A transparent display is easy - we already have several companies marketing Organic Light Emitting Diode displays "OLED." These are carbon-based transistor compounds that can, literally, be printed onto various substrates.

electronics.howstuffworks.com...

The unfortunate side of things is that these displays are very sensitive to UV exposure, and will be destroyed by sunlight. They also break down under the forces of their own emission process, and will fade over time - with blue fading much faster than lower wavelengths like red.

Quantum Dot is the penultimate in display technologies, and will eventually replace OLED (as it is, essentially, OLED imbued with special crystalline structures that remove virtually every drawback to OLED).

www.sciencedaily.com...

But it's still having some of the kinks worked out - as illustrated by that article.

The real problem with a transparent device is, interestingly enough, not the display - but the electronics within them.
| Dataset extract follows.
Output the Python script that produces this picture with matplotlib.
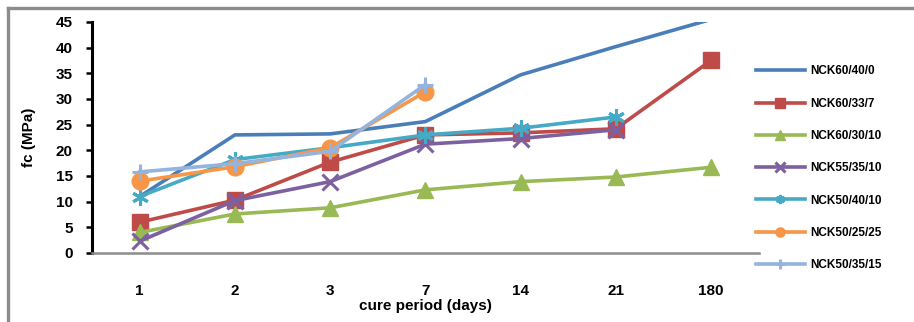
import numpy as np
import matplotlib.pyplot as plt
from matplotlib.lines import Line2D

# cure period categories
days = ["1", "2", "3", "7", "14", "21", "180"]

# compressive strength fc (MPa)
nck60_40_0 = [11, 23, 23.2, 25.6, 34.7, 40.2, 45.5]
nck60_33_7 = [6.0, 10.3, 17.7, 23.0, 23.4, 24.2, 37.5]
nck60_30_10 = [4.0, 7.6, 8.8, 12.3, 13.9, 14.8, 16.7]
nck55_35_10 = [2.3, 10.2, 13.9, 21.2, 22.3, 24.0]
nck50_40_10 = [11.0, 18.2, 20.5, 23.0, 24.3, 26.5]
nck50_25_25 = [14.0, 16.8, 20.5, 31.4]
nck50_35_15 = [15.8, 17.4, 19.8, 32.8]

series = [
    ("NCK60/40/0", nck60_40_0, "#4A7EBB", None),
    ("NCK60/33/7", nck60_33_7, "#BE4B48", "s"),
    ("NCK60/30/10", nck60_30_10, "#98B954", "^"),
    ("NCK55/35/10", nck55_35_10, "#7D60A0", "x"),
    ("NCK50/40/10", nck50_40_10, "#46AAC5", (6, 2, 0)),
    ("NCK50/25/25", nck50_25_25, "#F79646", "o"),
    ("NCK50/35/15", nck50_35_15, "#94B4DE", "+"),
]

plt.rcParams['font.family'] = ['Liberation Sans', 'DejaVu Sans']
plt.rcParams['font.weight'] = 'bold'

fig = plt.figure(figsize=(9.14, 3.22), dpi=100)
ax = fig.add_axes([0.1007, 0.2143, 0.7293, 0.7174])

x = np.arange(len(days))
for name, vals, col, mk in series:
    xs = x[:len(vals)]
    if mk is None:
        ax.plot(xs, vals, color=col, lw=2.6, label=name)
    elif mk in ("x", "+") or isinstance(mk, tuple):
        ax.plot(xs, vals, color=col, lw=2.6, marker=mk, markersize=12,
                markeredgewidth=2.2, label=name)
    else:
        ax.plot(xs, vals, color=col, lw=2.6, marker=mk, markersize=12,
                markeredgecolor=col, label=name)

ax.set_xlim(-0.5, len(days) - 0.5)
ax.set_ylim(0, 45)
ax.set_yticks(np.arange(0, 46, 5))
ax.set_xticks(x)
ax.set_xticklabels(days)

for s in ["top", "right"]:
    ax.spines[s].set_visible(False)
ax.spines["left"].set_color("black")
ax.spines["left"].set_linewidth(2.2)
ax.spines["bottom"].set_color("#8c8c8c")
ax.spines["bottom"].set_linewidth(1.8)

ax.tick_params(axis="x", length=0, pad=22, labelsize=11)
ax.tick_params(axis="y", length=4, width=1.8, direction="out", pad=10, labelsize=11)

ax.set_xlabel("cure period (days)", fontsize=11, fontweight="bold", labelpad=1)
ax.set_ylabel("fc (MPa)", fontsize=11, fontweight="bold", labelpad=14)

leg = fig.legend(loc="upper left", bbox_to_anchor=(0.815, 0.83), frameon=False,
                 fontsize=8.5, handlelength=4.2, labelspacing=1.72,
                 markerscale=0.55, handletextpad=0.4)
for t in leg.get_texts():
    t.set_fontweight("bold")

# outer chart frame (only top and left edges fall inside the picture)
fig.add_artist(Line2D([0.009, 1.0], [0.975, 0.975], transform=fig.transFigure,
                      color="#8c8c8c", lw=2.4))
fig.add_artist(Line2D([0.009, 0.009], [0.0, 0.975], transform=fig.transFigure,
                      color="#8c8c8c", lw=2.4))

fig.savefig("out.png", dpi=100)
Currently, your phones and portable devices (even your stationary ones) operate on wafers of specially doped silicon and metal oxides semiconductors networked together by metal (usually copper) electrical conduits.

Currently, a number of researchers are developing both thermally and electrically conductive plastics - so that takes care of our circuitry and heat-sinks... but transparent semiconductors (that can rival the efficiency of MOS technology) are a little more difficult to develop.

www.geek.com...

But I did manage to find this:

www.lbl.gov...


The scientists created films of fluorine-doped TiO2 by sputtering with an inert gas containing trace amounts of a fluorine precursor. The fluorine insertion led to at least a 40X increase in the conductivity of stoichiometric TiO2 and a 3X increase in the rectification factor of TiO2 on p-type silicon. These effects greatly increase the utility of the material for charge transport / transfer applications in displays, photovoltaics, photocatalysts, catalysts, and chemical sensors.


In theory, I suppose a number of the existing technologies could be developed to create entirely transparent 'chips' that could be embedded into transparent plastics....

You would just have a 'solid' block of plastic that had, inside of it, many different types of plastics and several transparent MOS technologies that do everything from processing to display.

Honestly... I don't see how it would be a large advantage in the portable device market. I would, however, love to have this stuff embedded into my car's windshield. I want a HUD, damnit... The possible applications to stuff like that is almost endless.